Berkaitan dengan kasus kekerasan seksual oleh kiai sekaligus pendiri Pesantren Al Minhaj yang sedang berjalan, pihaknya meminta pihak terkait bergerak cepat. Terutama Kementerian Agama. Keputusan penutupan pesantren sesuai rekomendasi harus segera dilakukan.
“Saya nyuwun tulung di Kemenag mungkin prosesnya dipercepat. Karena kalau terlalu lama, nanti saya khawatir ada sesuatu hal yang tidak bisa maksimal dalam proses hukum,” imbuhnya.
Sedangkan edukasi harus segera dilakukan. Edukasi perlu dilakukan terus menerus pada para stakeholder, santri juga orang tua. Menjaga anak-anak bukan hanya sekedar menyekolahkan, tapi juga memberikan pengetahuan tentang bagaimana menjaga diri, menjelasakan batasan-batasan bagian tubuh mana saja yang boleh dipegang orang lain dan tidak boleh dipegang orang lain.

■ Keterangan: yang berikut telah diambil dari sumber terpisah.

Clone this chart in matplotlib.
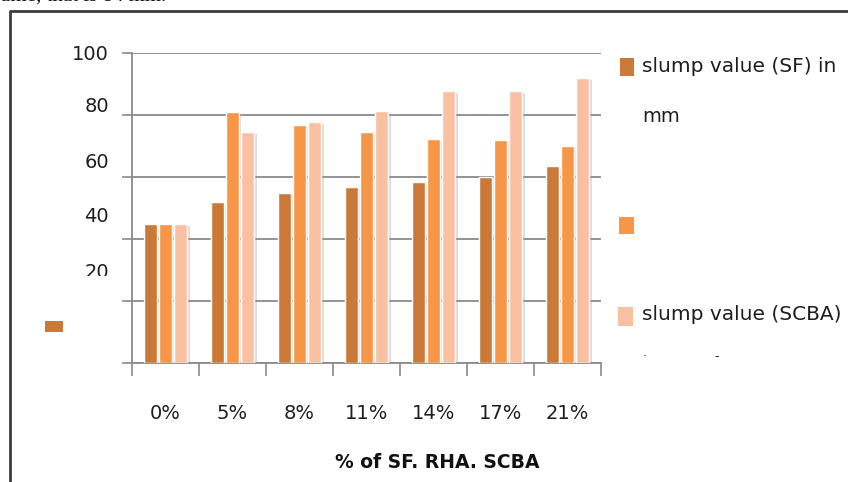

Kalau terjadi tindakan yang tidak diinginkan anak berani melapor, hal ini yang menurutnya susah.
Komunikasi orang tua dan anak harus benar-benar ditingkatkan untuk pencegahan. “Di DPRD kami berada di tengah-tengah masyarakat kalau ada apa-apa pasti bilangnya ke DPRD atau ke kepala desa misalnya, tidak mungkin langsung ke PJ Bupati,” tandasnya. (yan/wan/web/bas)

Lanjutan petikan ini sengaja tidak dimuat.